* **Aim**:
Count the lines containing "matplotlib". Give the number alone.

* **Dataset content**:
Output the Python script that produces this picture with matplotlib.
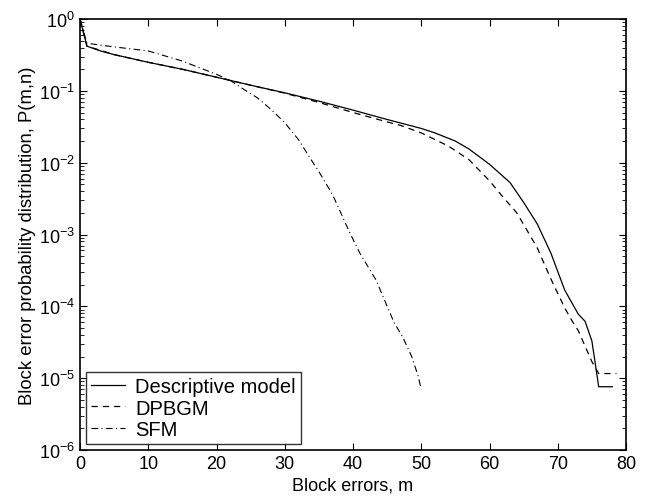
import numpy as np
import matplotlib.pyplot as plt

plt.rcParams['font.family'] = ['Liberation Sans', 'DejaVu Sans']

# Descriptive model (solid)
x_desc = [0, 1, 3, 5, 10, 15, 20, 25, 30, 35, 40, 45, 50, 52, 55, 57, 60, 63, 65, 67,
          69, 71, 72, 73, 74, 75, 76, 77, 78]
y_desc = [1.0, 0.42, 0.36, 0.32, 0.25, 0.2, 0.155, 0.12, 0.094, 0.072, 0.054, 0.040,
          0.030, 0.026, 0.020, 0.0155, 0.0095, 0.0053, 0.0028, 0.0014,
          5.5e-4, 1.7e-4, 1.15e-4, 7.8e-5, 6.2e-5, 3.3e-5, 7.6e-6, 7.6e-6, 7.6e-6]

# DPBGM (dashed)
x_dp = [0, 1, 5, 10, 15, 20, 25, 30, 35, 40, 45, 47, 50, 54, 57, 60, 62, 64, 66, 67,
        69, 71, 72, 73, 74, 75, 76, 77, 78, 78.6]
y_dp = [1.0, 0.42, 0.32, 0.25, 0.2, 0.155, 0.12, 0.093, 0.069, 0.05, 0.037, 0.033,
        0.026, 0.017, 0.011, 0.0056, 0.0033, 0.0020, 9.5e-4, 6.5e-4,
        2.4e-4, 9.6e-5, 6.5e-5, 4.6e-5, 2.8e-5, 1.7e-5, 1.16e-5, 1.16e-5, 1.16e-5, 1.16e-5]

# SFM (dash-dot)
x_sfm = [0, 1, 5, 10, 15, 20, 22, 24, 26, 28, 30, 32, 34, 35, 37, 39.5, 41, 43.4,
         45, 46, 47.3, 48.6, 49.5, 50]
y_sfm = [1.0, 0.46, 0.41, 0.36, 0.26, 0.17, 0.14, 0.105, 0.08, 0.055, 0.036, 0.021,
         0.0105, 0.0075, 0.0036, 1.07e-3, 5.5e-4, 2.3e-4,
         1.0e-4, 6e-5, 3.7e-5, 2.0e-5, 1.1e-5, 7e-6]

fig = plt.figure(figsize=(6.51, 5.02), dpi=100)
ax = fig.add_axes([0.123, 0.1016, 0.8386, 0.8584])

ax.semilogy(x_desc, y_desc, 'k-', lw=0.9, label='Descriptive model')
ax.semilogy(x_dp, y_dp, 'k--', lw=0.9, dashes=(5, 4), label='DPBGM')
ax.semilogy(x_sfm, y_sfm, 'k-.', lw=0.8, dashes=(6, 3, 1, 3), label='SFM')

ax.set_xlim(0, 80)
ax.set_ylim(1e-6, 1e0)
ax.set_xticks(np.arange(0, 81, 10))
ax.tick_params(which='both', direction='in', top=True, right=True, labelsize=13)
ax.tick_params(which='major', length=5)
ax.tick_params(which='minor', length=3)
for s in ax.spines.values():
    s.set_linewidth(1.2)

ax.set_xlabel('Block errors, m', fontsize=13, labelpad=3)
ax.set_ylabel('Block error probability distribution, P(m,n)', fontsize=13.3, labelpad=2)

leg = ax.legend(loc='lower left', fontsize=14.5, frameon=True, fancybox=False,
                edgecolor='k', borderaxespad=0.3, handlelength=1.7,
                handletextpad=0.5, labelspacing=0.12, borderpad=0.25)
leg.get_frame().set_linewidth(1.0)

fig.savefig('out.png', dpi=100)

* **Correct result**:
2